2
votes

I have a cassandra Table with a composite partition key as (time_bucket timestamp, node int). time_bucket value is the time the data was inserted with seconds converted to 00 and node values range from 0 to 100

A spark job runs every minute picking up data from the table. The table contains close to 25 million records with records being added every minute.

If my spark job selects all the records every time it runs, the job completes in 2 minutes. But if i query using:

sc.cassandraTable(keyspace_name,table_name).where("time_bucket = ? ", from).where("nodeid_bucket IN ? ", nodeid_bucket_range)

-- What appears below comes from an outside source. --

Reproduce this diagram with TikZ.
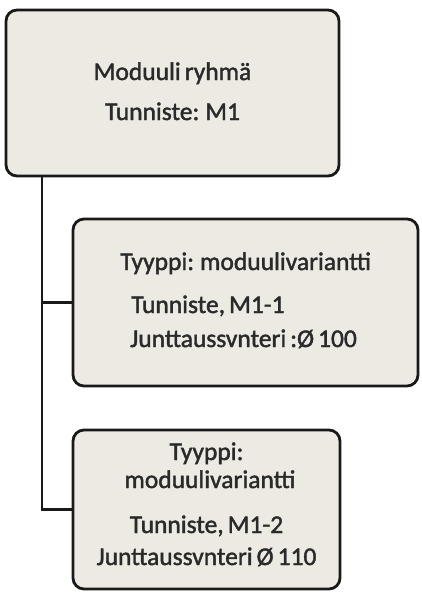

where val nodeid_bucket_range = 0 to 100,

the job takes 10 minutes to complete.

My cluster has 6 nodes and am using DSE 4.8.9. Each executor uses 8 cores and 20GB of memory. Increasing these values does not help to make the spark job faster.

Any idea why my job takes 10 minutes? Does spark-cassandra not function well when using IN clause?

2

2 Answers

1
votes

You probably want joinWithCassandraTable. Almost always an In clause is better served by doing a join if you have a large number of values. This will execute all of your requests in parallel on different executors.

https://github.com/datastax/spark-cassandra-connector/blob/master/doc/2_loading.md#using-joinwithcassandratable

0
votes

IN statements translate into key OR key OR key3 ... OR key100, which is very inefficient for the optimizer to make something useful of. In your case you could use:

sc.cassandraTable(keyspace_name,table_name).where("time_bucket = ? ", from).where("nodeid_bucket > ? AND nodeid_bucket < ? ", nodeid_bucket_range)

Watch the edges of the range and of course this assumes your range is continuous.